NOTE ON MOROCCAN ARCHITECTURE
M. H. Saladin, whose “Manual of Moslem Architecture”
was published in 1907, ends his chapter on Morocco
with the words: “It is especially urgent
that we should know, and penetrate into, Morocco as
soon as possible, in order to study its monuments.
It is the only country but Persia where Moslem art
actually survives; and the tradition handed down to
the present day will doubtless clear up many things.”
M. Saladin’s wish has been partly realized.
Much has been done since 1912, when General Lyautey
was appointed Resident-General, to clear up and classify
the history of Moroccan art; but since 1914, though
the work has never been dropped, it has necessarily
been much delayed, especially as regards its published
record; and as yet only a few monographs and articles
have summed up some of the interesting investigations
of the last five years.
When I was in Marrakech word was sent to Captain de
S., who was with me, that a Caid of the Atlas, whose
prisoner he had been several years before, had himself
been taken by the Pasha’s troops, and was in
Marrakech. Captain de S. was asked to identify
several rifles which his old enemy had taken from
him, and on receiving them found that, in the interval,
they had been elaborately ornamented with the Arab
niello work of which the tradition goes back to Damascus.
This little incident is a good example of the degree
to which the mediaeval tradition alluded to by M.

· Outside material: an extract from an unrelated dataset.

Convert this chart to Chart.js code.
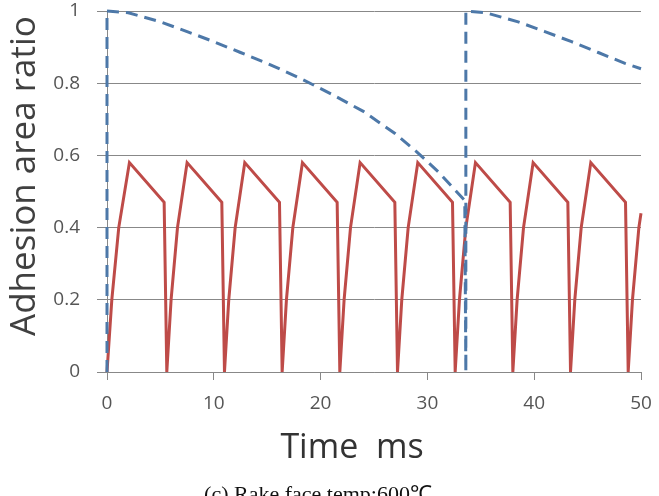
<!DOCTYPE html>
<html>
<head>
<meta charset="utf-8">
<script src="https://cdn.jsdelivr.net/npm/chart.js@4.4.1/dist/chart.umd.min.js"></script>
<style>
  html, body { margin: 0; padding: 0; background: #fff; overflow: hidden; }
  #wrap { position: relative; width: 659px; height: 496px; }
</style>
</head>
<body>
<div id="wrap"><canvas id="chart"></canvas></div>
<script>
const x_ticks = [0, 10, 20, 30, 40, 50];
const y_ticks = [0, 0.2, 0.4, 0.6, 0.8, 1];
const y_tick_labels = ["0", "0.2", "0.4", "0.6", "0.8", "1"];

// red solid sawtooth (time ms / ratio)
const red_time = [0, 0.45, 1.1, 2.1, 5.35, 5.6, 6.0, 6.6, 7.5, 10.75, 11.0, 11.4, 12.0, 12.9, 16.15, 16.4, 16.8, 17.4, 18.3,
  21.55, 21.8, 22.2, 22.8, 23.7, 26.95, 27.2, 27.6, 28.2, 29.1, 32.35, 32.6, 33.0, 33.6, 34.5, 37.75, 38.0, 38.4, 39.0, 39.9,
  43.15, 43.4, 43.8, 44.4, 45.3, 48.55, 48.8, 49.2, 49.8, 50];
const red_ratio = [0, 0.2, 0.40, 0.58, 0.47, 0, 0.2, 0.40, 0.58, 0.47, 0, 0.2, 0.40, 0.58, 0.47, 0, 0.2, 0.40, 0.58,
  0.47, 0, 0.2, 0.40, 0.58, 0.47, 0, 0.2, 0.40, 0.58, 0.47, 0, 0.2, 0.40, 0.58, 0.47, 0, 0.2, 0.40, 0.58,
  0.47, 0, 0.2, 0.40, 0.58, 0.47, 0, 0.2, 0.40, 0.44];

// blue dashed curve
const blue_time = [0, 0, 2, 5, 7.5, 10, 12.5, 15, 18, 21, 24, 27, 29, 31, 33.5, 33.6, 33.6,
  35.5, 38.5, 41, 43.5, 46, 48.5, 50];
const blue_ratio = [0, 1, 0.995, 0.97, 0.943, 0.915, 0.885, 0.855, 0.815, 0.77, 0.722, 0.66, 0.61, 0.555, 0.475, 0, 1,
  0.995, 0.97, 0.943, 0.915, 0.885, 0.855, 0.84];

const x_title = "Time  ms";
const y_title = "Adhesion area ratio";
const caption = "(c) Rake face temp:600\u2103";

const red_points = red_time.map((t, i) => ({ x: t, y: red_ratio[i] }));
const blue_points = blue_time.map((t, i) => ({ x: t, y: blue_ratio[i] }));

const text_plugin = {
  id: "texts",
  afterDraw(chart) {
    const ctx = chart.ctx;
    ctx.save();
    ctx.textAlign = "center";
    ctx.textBaseline = "alphabetic";

    ctx.fillStyle = "#404040";
    ctx.font = "35px 'Open Sans'";
    ctx.save();
    ctx.translate(35, 176);
    ctx.rotate(-Math.PI / 2);
    ctx.fillText(y_title, 0, 0);
    ctx.restore();

    ctx.fillStyle = "#333333";
    ctx.font = "34px 'Open Sans'";
    ctx.fillText(x_title, 352, 458);

    ctx.fillStyle = "#111111";
    ctx.font = "22px 'Liberation Serif'";
    ctx.fillText(caption, 318, 501);
    ctx.restore();
  },
};

new Chart(document.getElementById("chart"), {
  type: "scatter",
  data: {
    datasets: [
      {
        label: "blue",
        data: blue_points,
        showLine: true,
        borderColor: "#4d78a8",
        borderWidth: 3,
        borderDash: [12, 7],
        pointRadius: 0,
        clip: false,
        order: 0,
      },
      {
        label: "red",
        data: red_points,
        showLine: true,
        borderColor: "#be4b48",
        borderWidth: 3,
        pointRadius: 0,
        clip: 3,
        order: 1,
      },
    ],
  },
  options: {
    responsive: true,
    maintainAspectRatio: false,
    animation: false,
    layout: { padding: 0 },
    plugins: { legend: { display: false }, tooltip: { enabled: false } },
    scales: {
      x: {
        type: "linear",
        min: 0,
        max: 50,
        afterFit: (s) => {
          s.height = 124;
          s.paddingLeft = 0;
          s.paddingRight = 18;
        },
        afterBuildTicks: (s) => { s.ticks = x_ticks.map((v) => ({ value: v })); },
        ticks: { color: "#555555", font: { family: "Open Sans", size: 19 }, padding: 12 },
        grid: { drawOnChartArea: false, drawTicks: true, tickLength: 8, color: "#888888" },
        border: { color: "#888888" },
      },
      y: {
        min: 0,
        max: 1,
        afterFit: (s) => {
          s.width = 107;
          s.paddingTop = 11;
          s.paddingBottom = 0;
        },
        afterBuildTicks: (s) => { s.ticks = y_ticks.map((v) => ({ value: v })); },
        ticks: {
          color: "#555555",
          font: { family: "Open Sans", size: 19 },
          padding: 17,
          callback: (v) => y_tick_labels[y_ticks.indexOf(v)],
        },
        grid: { color: "#888888", tickLength: 10 },
        border: { color: "#888888" },
      },
    },
  },
  plugins: [text_plugin],
});
</script>
</body>
</html>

Saladin has survived in Moroccan life. Nowhere
else in the world, except among the moribund fresco-painters
of the Greek monasteries, has a formula of art persisted
from the seventh or eighth century to the present day;
and in Morocco the formula is not the mechanical expression
of a petrified theology but the setting of the life
of a people who have gone on wearing the same clothes,
observing the same customs, believing in the same fetiches,
and using the same saddles, ploughs, looms, and dye-stuffs
as in the days when the foundations of the first mosque
of El Kairouiyin were laid.
[Illustration: From a photograph from the
Service des Beaux-Arts au Maroc
Marrakech—a street fountain]
The origin of this tradition is confused and obscure.
The Arabs have never been creative artists, nor are
the Berbers known to have been so. As investigations
proceed in Syria and Mesopotamia it seems more and
more probable that the sources of inspiration of pre-Moslem
art in North Africa are to be found in Egypt, Persia,
and India. Each new investigation pushes these
sources farther back and farther east; but it is not
of much use to retrace these ancient vestiges, since
Moroccan art has, so far, nothing to show of pre-Islamite
art, save what is purely Phenician or Roman.